349Finkelstein Report, above n 345, at 327. The uptake of ultra-fast broadband for example may increase the use of converged services, see Tambini, above n 343.
350Ministry for Culture and Heritage Broadcasting and New Digital Media: Future of Content Regulation, above n 344; “Briefing for the Incoming Minister of Broadcasting” (December 2011) at 8 – 9. See also Law Commission The News Media Meets the ‘New Media’: Rights, Responsibilities and Regulation in the Digital Age (NZLC IP27, 2011) at 111–114 [Issues Paper].
351Convergence Review, above n 346, at 49.

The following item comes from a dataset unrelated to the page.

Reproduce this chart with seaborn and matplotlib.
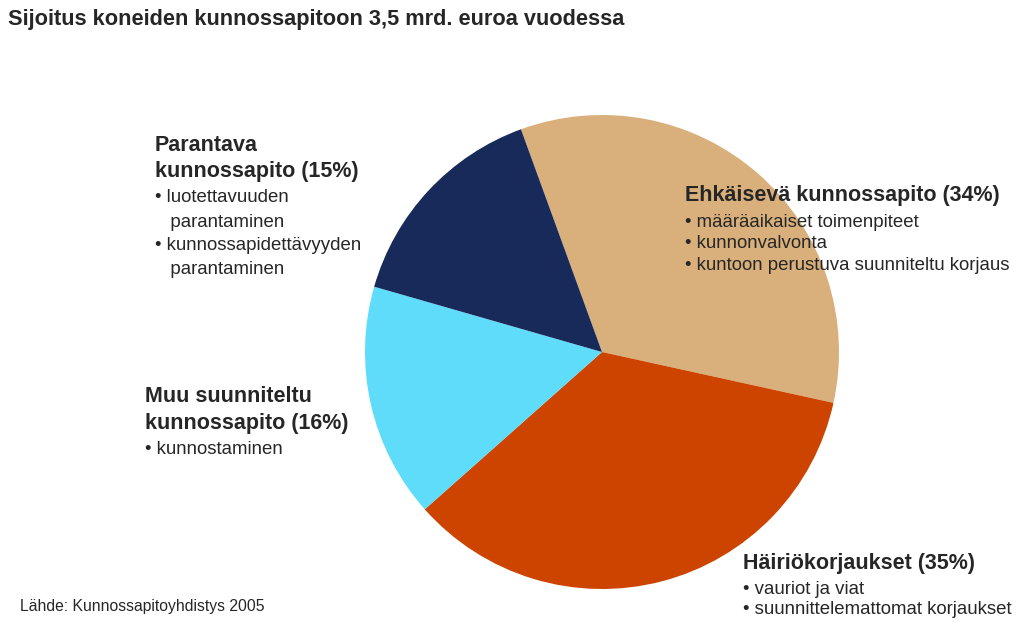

352The Inquiry received around 9600 comments calling for “the creation of one strong and independent regulator that can hold all media to the same standards of conduct.” Convergence Review, above n 346, at 49.
353Finkelstein Report, above n 345, at 8 – 9.
354At [11.34]. See ch 5 at [5.30].
355Working Group on Content Regulation, British Screen Advisory Council “BSAC Communications Bill Report” (September 2011) <www.bsac.uk.com/policy-papers> at [2].
356At [23].
357At 9 – 10.
358At [49].
359Fielden Regulating for Trust in Journalism, above n 348, ch 4.
360Media Standards Trust “A Free and Accountable Media” (submission to the Leveson Inquiry, June 2012) at 97.
361Media Regulation Roundtable “Final Proposal for Future Regulation of the Media: A Media Standards Authority” (submission to the Leveson Inquiry, 7 June 2012) at [56]. The roundtable is an independent group of academics, journalists, lawyers and others brought together by the Reuters Institute for the Study of Journalism and the Media Standards Trust to discuss issues of future media regulation.
362Fielden Regulating the Press, above n 348, at 16 – 17.